4.2.1 Het tweede middel is gericht tegen het in 3.4 weergegeven oordeel.
4.2.2 De door het Hof vastgestelde feiten houden in dat de heffingsambtenaar vóór het moment waarop hij bekend was of moest worden geacht te zijn met een ingediend bezwaarschrift aan belanghebbende kenbaar heeft gemaakt dat op diens verzoek een lagere WOZ-waarde werd vastgesteld. Na ontvangst van het bezwaarschrift kon de heffingsambtenaar ervan uitgaan dat het was gericht tegen de WOZ-beschikking zoals die na zijn toezegging was komen te luiden. Bij de in 2.4 weergegeven uitspraken op bezwaar is de WOZ-waarde niet verder gewijzigd. Onder deze omstandigheden heeft het Hof terecht geoordeeld dat de behandeling van het bezwaar niet heeft geleid tot herroeping van de WOZ-beschikking wegens een aan de heffingsambtenaar te wijten onrechtmatigheid als bedoeld in artikel 7:15, lid 2, Awb. Het middel faalt.
4.3.1 Het derde middel is gericht tegen de in 3.5 weergegeven beslissing met de klacht dat ten onrechte wegingsfactor 0,25 is toegepast.

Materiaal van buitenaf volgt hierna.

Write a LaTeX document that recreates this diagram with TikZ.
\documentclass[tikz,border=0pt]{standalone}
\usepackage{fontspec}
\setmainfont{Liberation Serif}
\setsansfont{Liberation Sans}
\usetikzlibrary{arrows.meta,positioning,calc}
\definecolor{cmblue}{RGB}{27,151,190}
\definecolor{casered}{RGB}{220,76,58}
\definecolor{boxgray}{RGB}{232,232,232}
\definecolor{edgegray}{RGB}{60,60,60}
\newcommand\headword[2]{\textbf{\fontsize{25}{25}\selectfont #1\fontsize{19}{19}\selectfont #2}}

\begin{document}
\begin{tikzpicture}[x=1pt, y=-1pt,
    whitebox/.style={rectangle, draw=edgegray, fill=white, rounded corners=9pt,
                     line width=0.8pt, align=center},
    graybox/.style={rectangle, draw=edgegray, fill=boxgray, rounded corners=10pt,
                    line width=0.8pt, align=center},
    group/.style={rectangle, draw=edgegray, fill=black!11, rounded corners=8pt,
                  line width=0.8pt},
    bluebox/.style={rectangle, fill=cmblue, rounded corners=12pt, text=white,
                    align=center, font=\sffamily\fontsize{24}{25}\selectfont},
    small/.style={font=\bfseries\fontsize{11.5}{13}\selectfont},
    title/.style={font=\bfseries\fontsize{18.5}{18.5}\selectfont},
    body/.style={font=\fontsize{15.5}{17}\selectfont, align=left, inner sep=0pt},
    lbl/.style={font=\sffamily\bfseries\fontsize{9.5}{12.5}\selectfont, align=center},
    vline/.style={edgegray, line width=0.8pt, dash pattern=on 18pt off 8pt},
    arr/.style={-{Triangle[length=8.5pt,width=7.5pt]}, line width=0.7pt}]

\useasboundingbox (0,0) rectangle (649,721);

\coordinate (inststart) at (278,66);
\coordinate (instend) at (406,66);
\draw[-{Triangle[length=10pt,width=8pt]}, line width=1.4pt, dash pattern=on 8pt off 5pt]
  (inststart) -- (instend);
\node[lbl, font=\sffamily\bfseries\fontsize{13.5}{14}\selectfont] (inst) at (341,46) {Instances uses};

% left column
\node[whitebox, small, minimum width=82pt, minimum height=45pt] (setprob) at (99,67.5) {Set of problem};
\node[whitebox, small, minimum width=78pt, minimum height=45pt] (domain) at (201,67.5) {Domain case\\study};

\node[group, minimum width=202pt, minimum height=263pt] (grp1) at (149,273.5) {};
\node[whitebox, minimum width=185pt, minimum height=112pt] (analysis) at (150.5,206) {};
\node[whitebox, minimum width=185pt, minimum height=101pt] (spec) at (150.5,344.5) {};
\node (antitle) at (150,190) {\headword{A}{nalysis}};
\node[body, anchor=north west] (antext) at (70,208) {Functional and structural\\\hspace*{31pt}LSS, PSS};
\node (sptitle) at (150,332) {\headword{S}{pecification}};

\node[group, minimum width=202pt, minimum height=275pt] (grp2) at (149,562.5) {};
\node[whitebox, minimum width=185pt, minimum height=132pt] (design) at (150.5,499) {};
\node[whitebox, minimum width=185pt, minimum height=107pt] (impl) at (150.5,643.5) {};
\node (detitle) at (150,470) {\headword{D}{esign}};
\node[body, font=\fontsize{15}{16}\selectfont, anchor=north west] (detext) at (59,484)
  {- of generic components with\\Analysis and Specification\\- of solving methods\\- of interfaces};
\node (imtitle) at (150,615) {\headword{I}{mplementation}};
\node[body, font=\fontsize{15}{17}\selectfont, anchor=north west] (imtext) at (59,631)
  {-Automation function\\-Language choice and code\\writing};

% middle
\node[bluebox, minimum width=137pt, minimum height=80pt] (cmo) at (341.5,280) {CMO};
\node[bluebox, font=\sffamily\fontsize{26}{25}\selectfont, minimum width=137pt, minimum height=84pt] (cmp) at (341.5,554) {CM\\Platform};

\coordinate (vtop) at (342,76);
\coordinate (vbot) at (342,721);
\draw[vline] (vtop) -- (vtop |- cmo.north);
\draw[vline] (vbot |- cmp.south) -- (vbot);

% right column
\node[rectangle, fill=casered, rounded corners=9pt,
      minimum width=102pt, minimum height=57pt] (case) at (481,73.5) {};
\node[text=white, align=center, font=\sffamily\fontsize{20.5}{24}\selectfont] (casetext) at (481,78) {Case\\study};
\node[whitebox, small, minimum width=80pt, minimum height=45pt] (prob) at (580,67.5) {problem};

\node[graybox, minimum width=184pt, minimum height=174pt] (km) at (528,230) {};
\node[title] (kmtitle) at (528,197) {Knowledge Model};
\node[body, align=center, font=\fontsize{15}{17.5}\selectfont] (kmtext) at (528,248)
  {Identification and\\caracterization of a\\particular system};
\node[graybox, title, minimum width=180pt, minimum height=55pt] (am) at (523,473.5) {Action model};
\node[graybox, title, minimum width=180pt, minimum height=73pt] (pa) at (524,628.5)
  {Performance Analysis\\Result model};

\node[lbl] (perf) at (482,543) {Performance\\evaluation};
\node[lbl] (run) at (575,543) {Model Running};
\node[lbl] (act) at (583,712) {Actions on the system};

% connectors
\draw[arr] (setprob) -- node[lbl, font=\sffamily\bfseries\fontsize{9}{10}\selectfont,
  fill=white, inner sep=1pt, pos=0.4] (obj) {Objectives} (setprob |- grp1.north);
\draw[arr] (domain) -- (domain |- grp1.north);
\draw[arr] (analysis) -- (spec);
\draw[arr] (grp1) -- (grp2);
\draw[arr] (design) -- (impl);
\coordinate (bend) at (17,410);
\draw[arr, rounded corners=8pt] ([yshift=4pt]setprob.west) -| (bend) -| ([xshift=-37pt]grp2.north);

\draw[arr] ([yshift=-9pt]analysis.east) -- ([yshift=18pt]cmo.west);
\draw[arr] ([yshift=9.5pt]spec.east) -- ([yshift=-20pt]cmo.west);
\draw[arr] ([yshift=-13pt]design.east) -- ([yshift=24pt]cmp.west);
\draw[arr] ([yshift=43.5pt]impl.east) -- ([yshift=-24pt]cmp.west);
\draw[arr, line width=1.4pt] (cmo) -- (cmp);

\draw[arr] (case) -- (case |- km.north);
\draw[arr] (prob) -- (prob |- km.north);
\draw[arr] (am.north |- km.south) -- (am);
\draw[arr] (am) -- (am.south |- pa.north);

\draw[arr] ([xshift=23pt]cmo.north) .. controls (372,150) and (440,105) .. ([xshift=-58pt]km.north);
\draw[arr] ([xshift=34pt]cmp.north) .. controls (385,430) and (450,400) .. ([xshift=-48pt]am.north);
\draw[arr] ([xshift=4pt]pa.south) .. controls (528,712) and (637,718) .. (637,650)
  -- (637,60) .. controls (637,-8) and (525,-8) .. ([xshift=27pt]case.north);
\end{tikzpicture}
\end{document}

4.3.2 Volgens het middel heeft het Hof miskend dat de maatstaf voor het bepalen van het aan een zaak toe te kennen gewicht alleen de werkbelasting voor de juridische dienstverlener kan zijn. Voor zover het middel voor dit standpunt steun meent te kunnen vinden in het arrest van 23 september 2011, ECLI:NL:HR:2011:BT2293, berust het op een onjuiste lezing daarvan. Blijkens de in overweging 3.3.3 van dat arrest aangehaalde toelichting op het Besluit proceskosten bestuursrecht wordt het gewicht van een zaak tevens bepaald door het, al dan niet in geld uit te drukken, belang dat met het aanwenden van het rechtsmiddel is gemoeid.3
4.3.3 Met de overweging dat het beroep slechts slaagt vanwege een procedurele reden die geen gevolgen heeft voor de WOZ-waarde, heeft het Hof tot uitdrukking gebracht dat het beroep belanghebbende geen inhoudelijk voordeel kon brengen zodat met het instellen van het rechtsmiddel slechts een gering belang werd gediend. Dat oordeel berust op de aan het Hof voorbehouden waarderingen die geen nadere motivering behoeven. Het middel faalt.